The most disturbing deletion is the line after Juliet tells her mother, "Indeed I never shall be satisfied / With Romeo till I behold him--dead--" Uh, it's kinda important to continue that with "Is my poor heart so for a kinsman vexed." In other words, "dead," which she means for her mother to read as applying to J's wished-for view of R, in fact applies to "my poor heart [which is] so [much] for a kinsman [her husband, but Mom is to understand it as her cousin] vexed." It's an amazing and vital part of one of my favorite double-entendre-chockablock passages, and its excision suggests a serious failure in the director's reading.

What (else) is changed? A couple of locations are counterintuitive: Benvolio (who has in I.i been humbled and then cut by Tybalt), first finds Romeo in the countryside, so when R says "O me! What fray was here?" he must gesture at Benvolio's bandaged hand rather than, as typically (and sensibly) staged, the mess in the piazza. And after R kills Tybalt (stabbing him repeatedly, with malice aforethought, rather than the single almost accidental poke that seems traditional), III.i shifts from the piazza to the palace for the Prince to solicit Benvolio's testimony and pronounce R's banishment.

What (else) is odd? R & J dance at the masque in I.v, which is not unique to this production, but it seems to me that if you're going to have them dance, then you want to cut the second half of the later line when J asks Nurse, "What's he that follows there, that would not dance?"

Odd in a good way: Friar L palms his vial at an opportune moment after almost everyone has left seeming-dead J's chamber. In one other version I recall seeing J having time to dispose of the vial after drinkings its contents, but mostly it just doesn't seem to be an issue that her people are apt to find an empty medicine flask in the dead girl's bedroom.

Odd in a vile way: the Apothecary (whose "poverty but not [his] will consents" to sell R the outlawed poison--who is, in short, profit-driven) is a hook-nosed, heavily accented Central Casting Eastern European Jew.
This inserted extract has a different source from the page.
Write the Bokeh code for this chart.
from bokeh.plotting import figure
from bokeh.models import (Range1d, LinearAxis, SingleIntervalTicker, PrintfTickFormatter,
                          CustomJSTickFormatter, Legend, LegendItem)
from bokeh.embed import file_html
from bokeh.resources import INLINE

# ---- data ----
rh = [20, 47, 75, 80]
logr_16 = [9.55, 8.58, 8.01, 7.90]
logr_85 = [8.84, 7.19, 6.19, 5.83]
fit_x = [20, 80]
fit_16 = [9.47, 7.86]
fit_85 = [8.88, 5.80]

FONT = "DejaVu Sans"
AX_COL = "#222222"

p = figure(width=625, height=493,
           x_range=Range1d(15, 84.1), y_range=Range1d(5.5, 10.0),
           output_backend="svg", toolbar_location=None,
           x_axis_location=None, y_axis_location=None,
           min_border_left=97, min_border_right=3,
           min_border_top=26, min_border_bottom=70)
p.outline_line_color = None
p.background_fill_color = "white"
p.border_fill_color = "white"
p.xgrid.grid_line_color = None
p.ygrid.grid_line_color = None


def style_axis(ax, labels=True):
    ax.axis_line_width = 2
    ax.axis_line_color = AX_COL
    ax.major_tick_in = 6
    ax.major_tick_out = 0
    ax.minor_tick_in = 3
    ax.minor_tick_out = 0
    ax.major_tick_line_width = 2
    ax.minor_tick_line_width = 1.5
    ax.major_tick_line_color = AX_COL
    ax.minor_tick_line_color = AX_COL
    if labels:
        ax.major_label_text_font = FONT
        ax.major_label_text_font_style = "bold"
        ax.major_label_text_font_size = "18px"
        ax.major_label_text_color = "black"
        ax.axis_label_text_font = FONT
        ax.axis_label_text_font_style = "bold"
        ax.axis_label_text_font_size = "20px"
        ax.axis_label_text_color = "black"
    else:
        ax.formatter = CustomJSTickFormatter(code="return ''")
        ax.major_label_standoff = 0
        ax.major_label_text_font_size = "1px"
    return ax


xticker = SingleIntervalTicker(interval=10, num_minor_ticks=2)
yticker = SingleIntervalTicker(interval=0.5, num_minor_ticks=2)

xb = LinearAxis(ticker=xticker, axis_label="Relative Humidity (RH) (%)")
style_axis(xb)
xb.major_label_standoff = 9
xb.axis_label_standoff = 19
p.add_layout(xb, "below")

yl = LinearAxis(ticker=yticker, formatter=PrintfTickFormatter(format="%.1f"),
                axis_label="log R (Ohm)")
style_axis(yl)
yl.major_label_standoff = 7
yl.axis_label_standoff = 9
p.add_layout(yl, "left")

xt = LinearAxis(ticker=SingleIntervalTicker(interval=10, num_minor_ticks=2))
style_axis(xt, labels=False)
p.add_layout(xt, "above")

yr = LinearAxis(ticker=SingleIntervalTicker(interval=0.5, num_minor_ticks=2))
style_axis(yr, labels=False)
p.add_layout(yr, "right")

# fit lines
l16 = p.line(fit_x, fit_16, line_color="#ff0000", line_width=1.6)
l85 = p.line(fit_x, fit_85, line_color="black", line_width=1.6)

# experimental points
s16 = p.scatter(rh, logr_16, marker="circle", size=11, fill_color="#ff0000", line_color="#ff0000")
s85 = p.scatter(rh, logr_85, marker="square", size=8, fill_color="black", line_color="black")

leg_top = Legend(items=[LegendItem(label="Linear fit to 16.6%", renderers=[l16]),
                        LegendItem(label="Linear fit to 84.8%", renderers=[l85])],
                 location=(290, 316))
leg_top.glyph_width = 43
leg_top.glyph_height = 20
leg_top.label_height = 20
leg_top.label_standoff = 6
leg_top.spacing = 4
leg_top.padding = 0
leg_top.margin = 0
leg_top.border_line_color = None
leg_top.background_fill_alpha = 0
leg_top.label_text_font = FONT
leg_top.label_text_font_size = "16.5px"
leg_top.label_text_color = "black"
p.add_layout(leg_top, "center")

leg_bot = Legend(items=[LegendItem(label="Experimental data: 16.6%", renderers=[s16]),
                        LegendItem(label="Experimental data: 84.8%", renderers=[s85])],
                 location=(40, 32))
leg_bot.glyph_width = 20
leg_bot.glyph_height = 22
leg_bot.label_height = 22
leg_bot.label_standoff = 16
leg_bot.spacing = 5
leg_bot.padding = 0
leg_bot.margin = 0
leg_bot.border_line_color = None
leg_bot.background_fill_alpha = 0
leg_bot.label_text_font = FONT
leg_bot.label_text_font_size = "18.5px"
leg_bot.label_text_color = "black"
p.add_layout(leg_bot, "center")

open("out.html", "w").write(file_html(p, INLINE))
As, no doubt, he often was in Shakespeare's time, but still.

End-of-the-play exposition? No, this is handled beautifully: Friar L delivers the first five lines of his confession to the Prince outside the crypt, then we go inside with Capulet and wife, who are soon joined by the chiding Prince.
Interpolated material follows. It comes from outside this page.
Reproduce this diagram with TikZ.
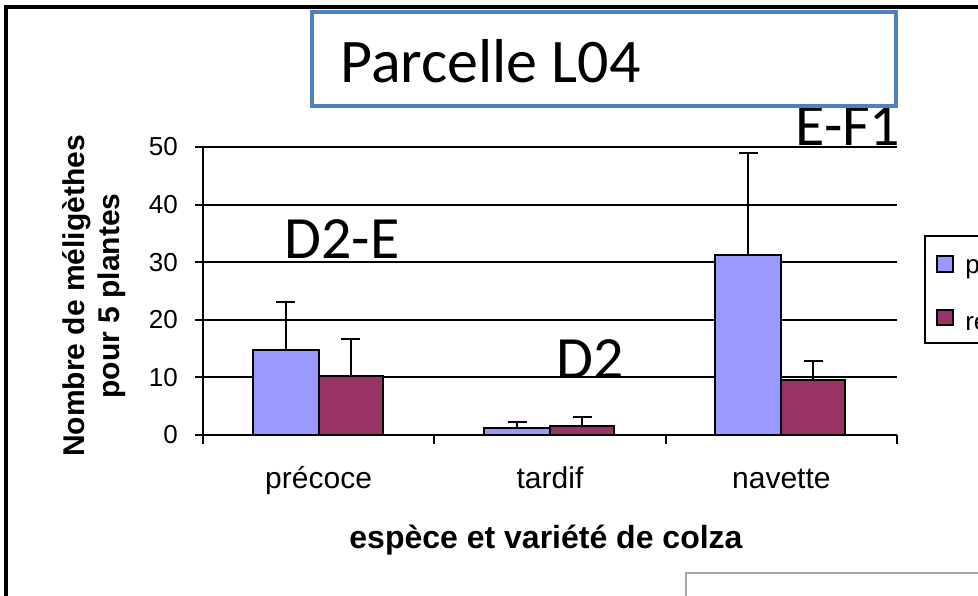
\documentclass[tikz,border=0pt]{standalone}
\usepackage{fontspec}
\setmainfont{Liberation Sans}
\newfontfamily\calibri{Carlito}
\definecolor{serieA}{HTML}{9999FF}
\definecolor{serieB}{HTML}{993366}
\definecolor{cadre}{HTML}{4F81BD}

\begin{document}
\begin{tikzpicture}[x=0.75pt,y=-0.75pt,
	trait/.style={line width=1.5pt},
	barre/.style={draw=black,line width=1.5pt},
	grosmot/.style={font=\calibri\fontsize{45}{50}\selectfont,inner sep=0pt,anchor=base},
	axelab/.style={font=\fontsize{19.5}{23}\selectfont,inner sep=0pt}]
\useasboundingbox (0,0) rectangle (978,596);
\draw[line width=3pt] (5.5,620) -- (5.5,7) -- (990,7);

% graphique : origine en (203,435), 10 unites = 57.6 px
\begin{scope}[shift={(203,435)},x=0.75pt,y=4.32pt]
\foreach \v in {10,20,...,50}
	\draw[trait] (-8,\v) -- (694,\v);
\foreach \v in {0,10,...,50}
	\node[axelab,anchor=east] (tick\v) at (-25,\v) {\v};
\draw[trait] (0,50) -- (0,0);
\draw[trait] (-8,0) -- (694,0);
\foreach \i in {0,1,2,3}
	\draw[trait] (231.3*\i,0) -- (231.3*\i,-1.5);
\foreach \c/\a/\ea/\b/\eb in {115.6/14.8/23.1/10.2/16.7, 347/1.3/2.2/1.6/3.2, 578.4/31.3/48.9/9.5/12.8}
{
	\filldraw[barre,fill=serieA] (\c-66,0) rectangle (\c,\a);
	\filldraw[barre,fill=serieB] (\c,0) rectangle (\c+64,\b);
	\draw[trait] (\c-33,\a) -- (\c-33,\ea) (\c-42.5,\ea) -- (\c-23.5,\ea);
	\draw[trait] (\c+32,\b) -- (\c+32,\eb) (\c+22.5,\eb) -- (\c+41.5,\eb);
}
\end{scope}

\node[font=\fontsize{22.5}{26}\selectfont,anchor=base] (cat1) at (318.6,488) {précoce};
\node[font=\fontsize{22.5}{26}\selectfont,anchor=base] (cat2) at (550,488) {tardif};
\node[font=\fontsize{22.5}{26}\selectfont,anchor=base] (cat3) at (781.4,488) {navette};
\node[font=\bfseries\fontsize{24}{28}\selectfont,anchor=base] (xtitre) at (546,548) {espèce et variété de colza};
\node[font=\bfseries\fontsize{22.5}{26}\selectfont,rotate=90,align=center] (ytitre) at (94,296) {Nombre de méligèthes\\pour 5 plantes};

% stades
\node[grosmot] (stade1) at (342,258) {D2-E};
\node[grosmot] (stade2) at (590,378) {D2};
\node[grosmot] (stade3) at (848,145) {E-F1};

% titre
\draw[draw=cadre,line width=2.6pt,fill=white] (312,12) rectangle (896,106);
\node[font=\calibri\fontsize{46.5}{50}\selectfont,inner sep=0pt,anchor=base west] (titre) at (340,82) {Parcelle L04};

% legende
\draw[trait] (925,236) rectangle (1000,343);
\filldraw[trait,fill=serieA] (937,256) rectangle (953,272);
\filldraw[trait,fill=serieB] (937,310) rectangle (953,325);
\node[axelab,anchor=base west] (leg1) at (965,273) {p};
\node[axelab,anchor=base west] (leg2) at (965,330) {re};

% zone de texte en bas
\draw[gray!70,line width=1.5pt] (686,620) -- (686,573) -- (1000,573);
\end{tikzpicture}
\end{document}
Most familiar faces: John Gielgud as the Chorus (that's a sonnet each at the start of acts I and II, if you're counting), 31yo Alan Rickman as fiery Tybalt, and John Paul as Montague, who I finally figured out played Marcus Vipsanius Agrippa in I, Claudius. Oh, and it wouldn't do not to praise the performance of Celia Johnson, the most convincing and engaging Nurse I've seen thus far.